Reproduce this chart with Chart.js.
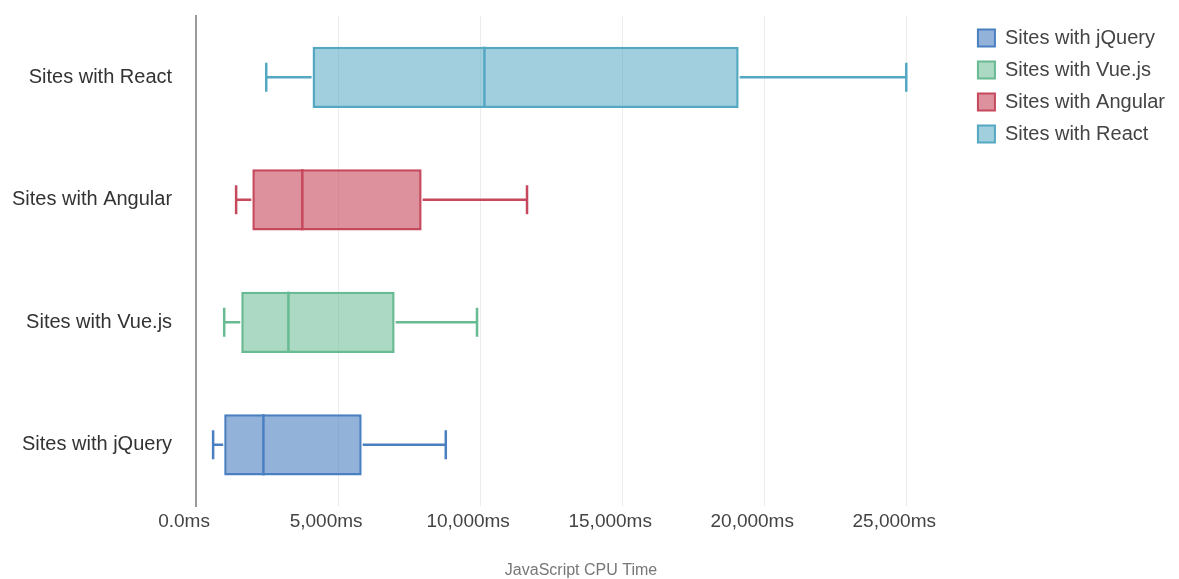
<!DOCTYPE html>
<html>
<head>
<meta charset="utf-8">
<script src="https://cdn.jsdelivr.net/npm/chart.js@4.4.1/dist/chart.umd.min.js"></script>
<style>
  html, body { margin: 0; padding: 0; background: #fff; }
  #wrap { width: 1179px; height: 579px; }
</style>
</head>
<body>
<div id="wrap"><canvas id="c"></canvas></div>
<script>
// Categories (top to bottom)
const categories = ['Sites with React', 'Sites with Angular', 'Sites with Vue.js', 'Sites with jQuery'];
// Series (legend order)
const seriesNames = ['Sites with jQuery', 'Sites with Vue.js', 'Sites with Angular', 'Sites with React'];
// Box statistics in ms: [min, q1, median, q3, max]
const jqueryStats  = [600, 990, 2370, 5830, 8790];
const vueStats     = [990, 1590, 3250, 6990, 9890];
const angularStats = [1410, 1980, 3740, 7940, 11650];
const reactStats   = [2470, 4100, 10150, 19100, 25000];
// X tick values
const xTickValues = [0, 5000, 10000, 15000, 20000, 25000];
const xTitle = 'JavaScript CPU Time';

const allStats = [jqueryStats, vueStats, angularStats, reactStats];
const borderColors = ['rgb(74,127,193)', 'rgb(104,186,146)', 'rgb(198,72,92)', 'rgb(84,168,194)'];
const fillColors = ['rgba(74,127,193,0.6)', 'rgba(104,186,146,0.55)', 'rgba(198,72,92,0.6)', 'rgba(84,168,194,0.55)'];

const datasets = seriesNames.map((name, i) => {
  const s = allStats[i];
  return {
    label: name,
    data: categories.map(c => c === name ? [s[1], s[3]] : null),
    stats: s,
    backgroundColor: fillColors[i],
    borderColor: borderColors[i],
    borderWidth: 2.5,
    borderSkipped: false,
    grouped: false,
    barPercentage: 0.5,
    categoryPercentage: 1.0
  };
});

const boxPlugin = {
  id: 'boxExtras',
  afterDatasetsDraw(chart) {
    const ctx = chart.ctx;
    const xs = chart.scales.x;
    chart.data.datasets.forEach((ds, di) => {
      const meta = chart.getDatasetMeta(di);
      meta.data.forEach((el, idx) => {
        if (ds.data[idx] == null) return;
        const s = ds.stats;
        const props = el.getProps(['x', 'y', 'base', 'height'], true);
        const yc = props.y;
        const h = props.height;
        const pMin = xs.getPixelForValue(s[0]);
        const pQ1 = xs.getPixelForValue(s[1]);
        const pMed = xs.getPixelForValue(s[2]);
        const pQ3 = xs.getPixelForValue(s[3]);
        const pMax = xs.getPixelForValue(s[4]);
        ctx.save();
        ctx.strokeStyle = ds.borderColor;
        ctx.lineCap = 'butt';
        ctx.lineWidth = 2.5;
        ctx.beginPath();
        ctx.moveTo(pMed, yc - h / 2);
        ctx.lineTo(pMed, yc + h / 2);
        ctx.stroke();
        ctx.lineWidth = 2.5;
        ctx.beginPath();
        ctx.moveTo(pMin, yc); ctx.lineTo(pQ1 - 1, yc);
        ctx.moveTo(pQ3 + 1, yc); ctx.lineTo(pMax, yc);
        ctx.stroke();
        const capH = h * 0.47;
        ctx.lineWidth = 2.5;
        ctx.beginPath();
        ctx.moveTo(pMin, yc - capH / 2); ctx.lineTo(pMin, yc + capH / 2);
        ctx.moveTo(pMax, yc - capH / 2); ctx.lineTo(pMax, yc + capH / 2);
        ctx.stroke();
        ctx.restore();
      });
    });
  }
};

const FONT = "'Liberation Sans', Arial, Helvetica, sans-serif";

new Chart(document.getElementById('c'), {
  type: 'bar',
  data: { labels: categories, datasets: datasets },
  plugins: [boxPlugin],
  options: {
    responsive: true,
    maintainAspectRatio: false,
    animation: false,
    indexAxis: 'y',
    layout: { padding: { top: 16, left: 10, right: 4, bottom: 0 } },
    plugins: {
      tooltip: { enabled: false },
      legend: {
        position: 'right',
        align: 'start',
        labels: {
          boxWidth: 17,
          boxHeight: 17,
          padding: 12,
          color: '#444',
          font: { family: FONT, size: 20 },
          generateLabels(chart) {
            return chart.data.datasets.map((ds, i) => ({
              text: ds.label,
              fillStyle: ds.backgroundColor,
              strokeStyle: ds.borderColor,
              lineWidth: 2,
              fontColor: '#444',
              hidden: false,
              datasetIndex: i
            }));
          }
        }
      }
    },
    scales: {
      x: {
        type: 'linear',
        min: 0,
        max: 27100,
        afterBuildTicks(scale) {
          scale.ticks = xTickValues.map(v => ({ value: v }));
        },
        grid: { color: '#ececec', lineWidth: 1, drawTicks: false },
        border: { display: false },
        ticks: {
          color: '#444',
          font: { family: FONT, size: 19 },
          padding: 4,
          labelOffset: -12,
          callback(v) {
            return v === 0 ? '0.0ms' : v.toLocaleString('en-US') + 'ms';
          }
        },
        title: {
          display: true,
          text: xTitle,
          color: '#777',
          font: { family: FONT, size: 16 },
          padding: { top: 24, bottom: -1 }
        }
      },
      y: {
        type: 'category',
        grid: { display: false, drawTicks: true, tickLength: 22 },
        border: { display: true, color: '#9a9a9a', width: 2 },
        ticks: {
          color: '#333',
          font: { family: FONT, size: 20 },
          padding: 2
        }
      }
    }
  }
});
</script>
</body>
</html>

◆ ◆ ◆ ◆

**What to produce**
Repeat, word for word and with no pictures, only the lines running from the beginning of the data to the line that contains "const xTitle = 'JavaScript CPU Time';".

**Answer to this task**
Reproduce this chart with Chart.js.
<!DOCTYPE html>
<html>
<head>
<meta charset="utf-8">
<script src="https://cdn.jsdelivr.net/npm/chart.js@4.4.1/dist/chart.umd.min.js"></script>
<style>
  html, body { margin: 0; padding: 0; background: #fff; }
  #wrap { width: 1179px; height: 579px; }
</style>
</head>
<body>
<div id="wrap"><canvas id="c"></canvas></div>
<script>
// Categories (top to bottom)
const categories = ['Sites with React', 'Sites with Angular', 'Sites with Vue.js', 'Sites with jQuery'];
// Series (legend order)
const seriesNames = ['Sites with jQuery', 'Sites with Vue.js', 'Sites with Angular', 'Sites with React'];
// Box statistics in ms: [min, q1, median, q3, max]
const jqueryStats  = [600, 990, 2370, 5830, 8790];
const vueStats     = [990, 1590, 3250, 6990, 9890];
const angularStats = [1410, 1980, 3740, 7940, 11650];
const reactStats   = [2470, 4100, 10150, 19100, 25000];
// X tick values
const xTickValues = [0, 5000, 10000, 15000, 20000, 25000];
const xTitle = 'JavaScript CPU Time';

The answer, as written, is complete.